The two perfected germ-cells before fecundation are in a state of nuclear rest after the numerous mitotic changes that have taken place in the maturation of these cells. When these nuclei unite in the ovum an intense activity at once is set up. Biologists offer very many theories to explain this awakening force. Herbert Spencer, Herting, and others held that protoplasm when perfected tends to pass into a state of stable equilibrium and consequent lessened activity, but fertilization restores it to a labile state. This and similar theories are verbose amplifications of the obvious fact that the cells start to divide and the biologists do not know the cause.

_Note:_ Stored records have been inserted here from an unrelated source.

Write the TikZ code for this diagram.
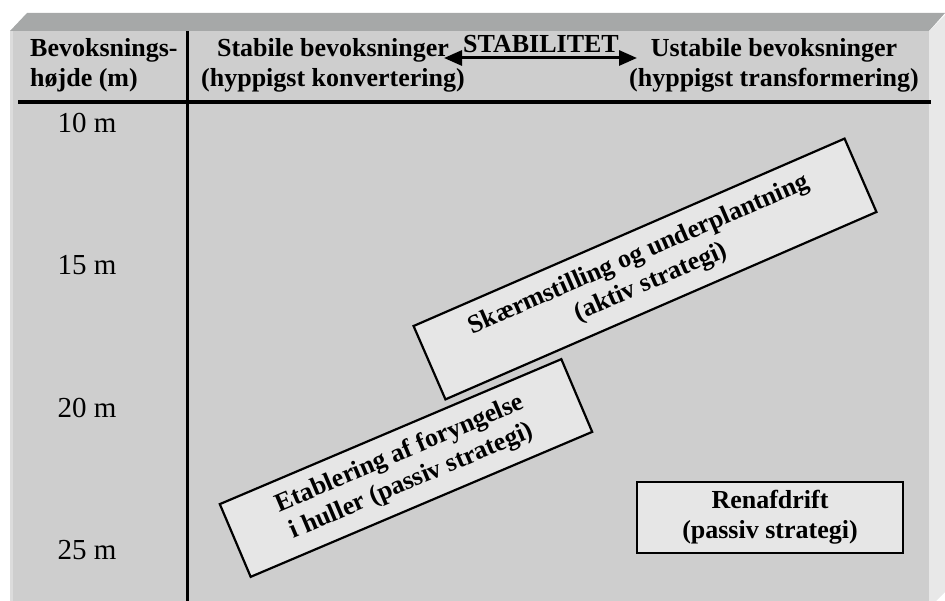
\documentclass[tikz,border=0pt]{standalone}
\usepackage{fontspec}
\setmainfont{Liberation Serif}
\usetikzlibrary{arrows.meta}
\definecolor{facegray}{HTML}{CECECE}
\definecolor{topgray}{HTML}{A6A8A8}
\definecolor{sidegray}{HTML}{E8E8E8}
\definecolor{edgegray}{HTML}{DCDCDC}
\definecolor{boxgray}{HTML}{E6E6E6}
\begin{document}
\begin{tikzpicture}[x=1pt, y=-1pt,
    headtext/.style={font=\fontsize{26}{30}\selectfont\bfseries, align=center, inner sep=0pt},
    heighttext/.style={font=\fontsize{29}{32}\selectfont, inner sep=0pt},
    strategybox/.style={draw, fill=boxgray, line width=2.2pt, align=center,
        font=\fontsize{26}{30}\selectfont\bfseries, inner sep=0pt}
]
\useasboundingbox (0,0) rectangle (945,601);
% panel
\fill[facegray] (10,31) rectangle (929,601);
\fill[topgray] (10,31) -- (27,13) -- (945,13) -- (929,31) -- cycle;
\fill[sidegray] (929,31) -- (945,15) -- (945,592) -- (936,601) -- (929,601) -- cycle;
\fill[edgegray] (10,31) rectangle (13,601);

% table lines
\draw[line width=3.3pt] (187.5,31) -- (187.5,601);
\draw[line width=3.3pt] (18,102) -- (931,102);

% header
\node[headtext, align=left, anchor=west] (hoejde) at (30,65) {Bevoksnings-\\højde (m)};
\node[headtext] (stabile) at (333,65) {Stabile bevoksninger\\(hyppigst konvertering)};
\node[headtext] (ustabile) at (774,65) {Ustabile bevoksninger\\(hyppigst transformering)};
\node[headtext, anchor=base] (stabilitet) at (541,53) {STABILITET};
\coordinate (venstre) at (444,58);
\coordinate (hoejre) at (637,58);
\draw[line width=3pt, {Triangle[length=18pt,width=15pt]}-{Triangle[length=18pt,width=15pt]}] (venstre) -- (hoejre);

% heights
\foreach \h/\y in {10/123, 15/265, 20/408, 25/550}
    \node[heighttext] (h\h) at (87,\y) {\h~m};

% strategies
\node[strategybox, rotate=23.5, minimum width=470pt, minimum height=80pt] (skaerm) at (645,269) {Skærmstilling og underplantning\\(aktiv strategi)};
\node[strategybox, rotate=23, minimum width=371pt, minimum height=79pt] (etablering) at (406,468) {Etablering af foryngelse\\i huller (passiv strategi)};
\node[strategybox, minimum width=266pt, minimum height=71pt] (renafdrift) at (770,517.5) {Renafdrift\\(passiv strategi)};
\end{tikzpicture}
\end{document}
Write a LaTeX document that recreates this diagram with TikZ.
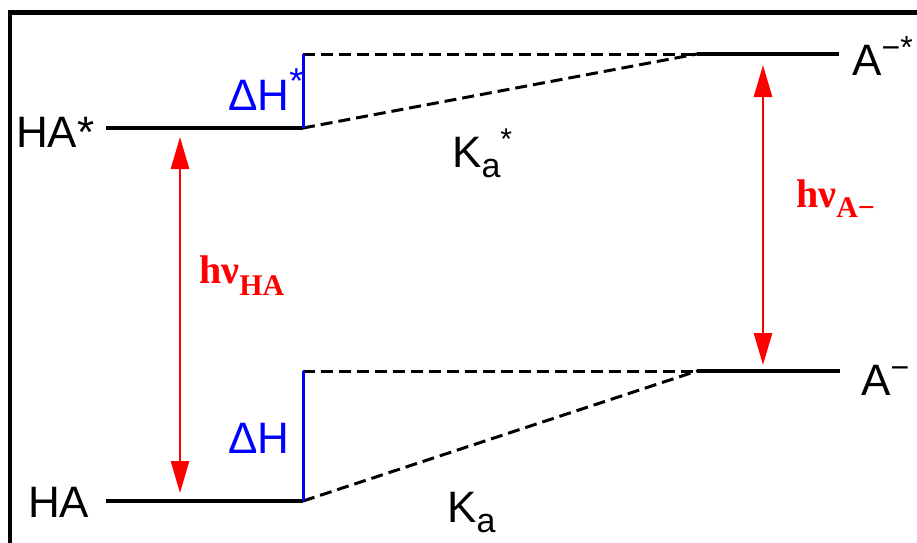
\documentclass[tikz,border=0pt]{standalone}
\usepackage{fontspec}
\setmainfont{Liberation Sans}
\newfontfamily\serifb{Liberation Serif}
\usetikzlibrary{arrows.meta}
\begin{document}
\begin{tikzpicture}[x=1pt,y=-1pt,
  level/.style={line width=3.5pt},
  dashline/.style={line width=3pt, dash pattern=on 12pt off 6pt},
  dHline/.style={blue, line width=3pt},
  photon/.style={red, line width=2.6pt, {Triangle[length=32pt,width=18pt]}-{Triangle[length=32pt,width=18pt]}},
  lab/.style={inner sep=0pt, anchor=base west, font=\fontsize{44}{50}\selectfont},
  hv/.style={inner sep=0pt, anchor=base west, text=red, font=\serifb\bfseries\fontsize{40}{44}\selectfont}]
\clip (0,0) rectangle (917,542);
\fill[white] (0,0) rectangle (917,542);
% frame
\coordinate (fb) at (10,580);
\coordinate (ftl) at (10,12.5);
\coordinate (fr) at (960,12.5);
\draw[line width=4.5pt] (fb) -- (ftl) -- (fr);
% levels
\coordinate (HAs-l) at (106,128); \coordinate (HAs-r) at (303,128);
\coordinate (dHs-t) at (303,54);
\coordinate (As-l) at (697,54); \coordinate (As-r) at (839,54);
\coordinate (HA-l) at (106,501); \coordinate (HA-r) at (303,501);
\coordinate (dH-t) at (303,371);
\coordinate (A-l) at (697,371); \coordinate (A-r) at (840,371);
\draw[dashline] (dHs-t) -- (As-l);
\draw[dashline] (HAs-r) -- (As-l);
\draw[dashline] (dH-t) -- (A-l);
\draw[dashline] (HA-r) -- (A-l);
\draw[level] (HAs-l) -- (HAs-r);
\draw[level] (As-l) -- (As-r);
\draw[level] (HA-l) -- (HA-r);
\draw[level] (A-l) -- (A-r);
\draw[dHline] (HAs-r) -- (dHs-t);
\draw[dHline] (HA-r) -- (dH-t);
% photon arrows
\coordinate (p1a) at (180,137); \coordinate (p1b) at (180,493);
\coordinate (p2a) at (763,65); \coordinate (p2b) at (763,365);
\draw[photon] (p1a) -- (p1b);
\draw[photon] (p2a) -- (p2b);
% labels
\node[lab] (HAslab) at (16,147) {HA*};
\node[lab] (HAlab) at (28,517) {HA};
\node[lab, text=blue] (dHslab) at (228,110) {ΔH\raisebox{17pt}{\fontsize{36}{36}\selectfont *}};
\node[lab, text=blue] (dHlab) at (228,453) {ΔH};
\node[lab] (Kas) at (452,167) {K\raisebox{-10pt}{\fontsize{34}{34}\selectfont a}\raisebox{18pt}{\fontsize{30}{30}\selectfont *}};
\node[lab] (Ka) at (447,522) {K\raisebox{-10pt}{\fontsize{34}{34}\selectfont a}};
\node[lab] (Aslab) at (852,75) {A\raisebox{17pt}{\fontsize{32}{32}\selectfont −*}};
\node[lab] (Alab) at (861,395) {A\raisebox{17pt}{\fontsize{32}{32}\selectfont −}};
\node[hv] (hvHA) at (199,283) {hν\raisebox{-12pt}{\fontsize{30}{30}\selectfont HA}};
\node[hv] (hvA) at (796,207) {hν\raisebox{-10pt}{\fontsize{30}{30}\selectfont A−}};
\end{tikzpicture}
\end{document}
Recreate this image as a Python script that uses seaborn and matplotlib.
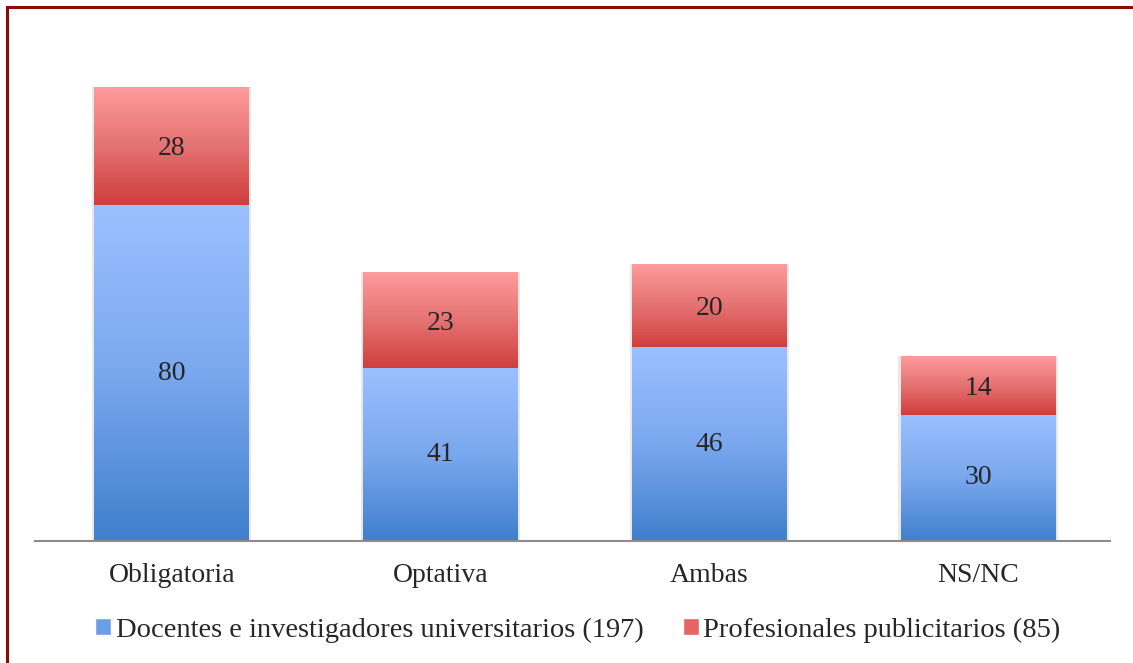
import numpy as np
import pandas as pd
import matplotlib.pyplot as plt
import seaborn as sns
from matplotlib.colors import LinearSegmentedColormap
from matplotlib.patches import Rectangle

categories = ['Obligatoria', 'Optativa', 'Ambas', 'NS/NC']
docentes = [80, 41, 46, 30]
profesionales = [28, 23, 20, 14]
series_labels = ['Docentes e investigadores universitarios (197)',
                 'Profesionales publicitarios (85)']

df = pd.DataFrame({'cat': categories, 'doc': docentes, 'prof': profesionales})
df['total'] = df['doc'] + df['prof']

sns.set_style('white')
plt.rcParams['font.family'] = ['Liberation Serif', 'DejaVu Serif']

fig = plt.figure(figsize=(11.33, 6.63), dpi=100)
ax = fig.add_axes([35 / 1133, 1 - 541 / 663, 1075 / 1133, 504 / 663])

blue_cmap = LinearSegmentedColormap.from_list('b', ['#3f7fcc', '#7aa8ee', '#9bc0ff'])
red_cmap = LinearSegmentedColormap.from_list('r', ['#cf3e3c', '#e57272', '#ff9b9b'])

sns.barplot(data=df, x='cat', y='total', color='#ff9b9b', width=0.576, ax=ax)
sns.barplot(data=df, x='cat', y='doc', color='#9bc0ff', width=0.576, ax=ax)

grad = np.linspace(0, 1, 256).reshape(-1, 1)
n = len(categories)
for i, p in enumerate(ax.patches):
    cmap = red_cmap if i < n else blue_cmap
    x0, y0 = p.get_x(), p.get_y()
    w, h = p.get_width(), p.get_height()
    if i < n:
        # red part sits above the blue part
        y0 = docentes[i]
        h = profesionales[i]
    p.set_facecolor('none')
    p.set_edgecolor('none')
    # soft shadow
    ax.add_patch(Rectangle((x0 - 0.008, y0), w + 0.016, h, facecolor='#e8e8e8',
                           edgecolor='none', zorder=1))
    ax.imshow(grad, cmap=cmap, origin='lower', aspect='auto',
              extent=(x0, x0 + w, y0, y0 + h), zorder=2)

for i in range(n):
    ax.text(i, docentes[i] / 2, str(docentes[i]), ha='center', va='center', fontsize=20, zorder=3)
    ax.text(i, docentes[i] + profesionales[i] / 2 - 0.6, str(profesionales[i]),
            ha='center', va='center', fontsize=20, zorder=3)

ax.set_xlim(-0.509, n - 0.509)
ax.set_ylim(0, 120)
ax.set_xlabel('')
ax.set_ylabel('')
ax.set_yticks([])
ax.tick_params(axis='x', length=0, labelsize=20, pad=16)
for s in ['top', 'right', 'left']:
    ax.spines[s].set_visible(False)
ax.spines['bottom'].set_color('#8c8c8c')
ax.spines['bottom'].set_linewidth(1.5)
ax.spines['bottom'].set_zorder(4)

handles = [Rectangle((0, 0), 1, 1, facecolor='#6a9ee6'),
           Rectangle((0, 0), 1, 1, facecolor='#e76464')]
fig.legend(handles, series_labels, loc='center', bbox_to_anchor=(578 / 1133, 1 - 630 / 663),
           ncol=2, frameon=False, fontsize=20.5, handlelength=0.56, handleheight=0.56,
           handletextpad=0.15, columnspacing=1.4, borderpad=0, borderaxespad=0)

# outer border (only top and left edges fall inside the picture)
fig.add_artist(Rectangle((7 / 1133, -0.1), 1.2, 1 - 7 / 663 + 0.1, transform=fig.transFigure,
                         facecolor='none', edgecolor='#8b0a0a', linewidth=2.2))

fig.savefig('out.png', dpi=100)
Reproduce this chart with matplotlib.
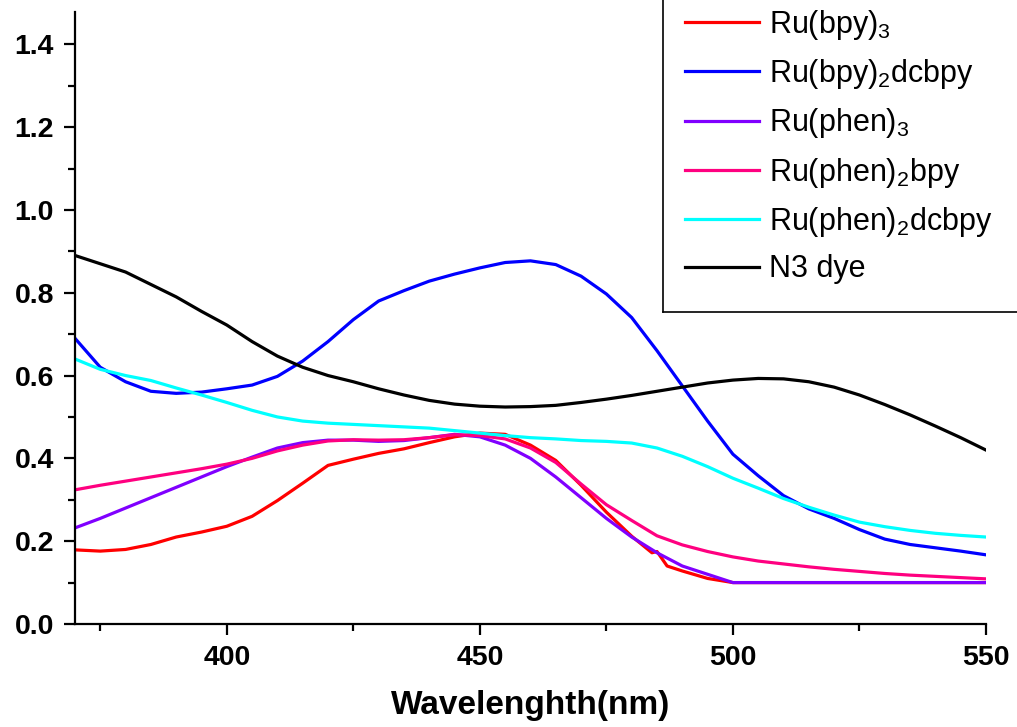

The soul, of course, cannot have anything to do with the matter, because you cannot smell a soul. "Senescence and rejuvenescence" is another sonorous explanation that does not explain, used by Minot, Engelmann, and Hansen. Weismann rejects these theories for his own "Fertilization as a Source of Variation." Anyhow, the fertilized cell starts to divide regardless of the biologists. Adult cells may be stimulated to divide by chemical irritation, by mechanical pressure as in the formation of calluses, traumatism, by any agency that brings about an abnormal condition of the body, but this fact does not explain the normal fission of the fecundated ovum.
In about fifteen days from the date of fertilization the ovum passes through the following stages:
1. The ovum, with a full series of mitotic changes of the ordinary somatic type described above, divides, subdivides, and grows within the cell-wall until a rounded mass of cells is formed, which is called the Morula or Blastula—the original cell-wall, of course, stretches to hold these new cells. They are of unequal size, and they divide at unequal rates.